She Was Pretty, a new K-drama, started a couple of weeks ago. The drama features Hwang Jung-Eum and Park Seo-Joon who have worked together previously on Kill Me, Heal Me where the two played siblings. In this new drama, however, instead of playing brother and sister, Hwang and Park are playing long lost childhood friends who are each other’s first loves. And because this is a K-drama that we are talking about, there are plenty of hijinks, lies and misunderstandings that ensue throughout the series.
In the first episode of She Was Pretty, Hye-Jin (Hwang) can’t catch a break. She feels like she’s a background character who will never be the lead and who only has bad things happen to her. Case in point, in the first episode alone, Hye-Jin’s customers at a restaurant request for a prettier server; she is pushed into a pool at her friend’s birthday party and her phone is ruined; and she can’t find a job but she has student loans that she has to pay. Matters only get worse when Hye-Jin’s old childhood friend and first love Sung-Joon (Park) contacts her.
Sung-Joon tell Hye-Jin that he wants to meet up with her, and while Hye-Jin is at first excited to see him, she later becomes fearful that she will disappoint him because she is no longer the girl that he once knew. So what does she do? Well, instead of meeting him herself, Hye-Jin sends out her friend Ha-Ri to meet Sung-Joon and she has her (Ha-Ri) pretend that she is Hye-Jin. K-drama mayhem ensues from this point forward.
The Bechdel, Russo, and Race Test
Episode 1 passed the Bechdel and race test but did not pass the Russo test.
In episode 1, women talk to each other many times, and because there are a couple of occasions where some of these women who talk to each other have names and they do not mention men in their conversations, the episode passes the Bechdel test. Episode 1 also passes the race test, and the episode passes this test because the entire cast is Asian and White people are only mentioned once or twice so there are plenty of times where non-White actors talk to each other without mentioning White people.

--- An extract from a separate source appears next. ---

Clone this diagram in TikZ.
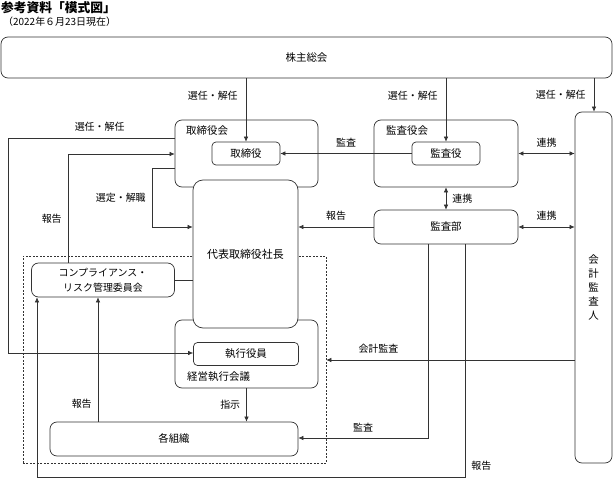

As to the Russo test, episode 1 does not pass this test, and the episode does not pass this test because there are no LGBTI characters in the episode.
*The Bechdel test entails three requirements:
1. It has to have at least two (named) women in it
2. Who talk to each other
3. About something besides a man
**The Vito Russo test entails three requirements:
1. The show contains a character that is identifiably lesbian, gay, bisexual, intersex and/or transgender
2. The character must not be solely or predominately defined by her sexual orientation, gender identity and/or as being intersex
3.The character must be tied into the plot in such a way that her removal would have a significant effect
***The race or people of color (POC) test has three requirements:
1. It has two people of color in it
2. Who talk to each other
3. About something other than a White person
****Just because a show passes the Bechdel, Russo and race test does not mean that it is not sexist, heterosexist, racist and/or cissexist, etc. The Bechdel, Russo and race test is only a bare minimum qualifier for the representation of LGBTI individuals, women and people of color in television. The failure to pass these tests also does not identify whether the central character was a woman, a person of color or a LGBTQI individual and it does not dictate the quality of the show.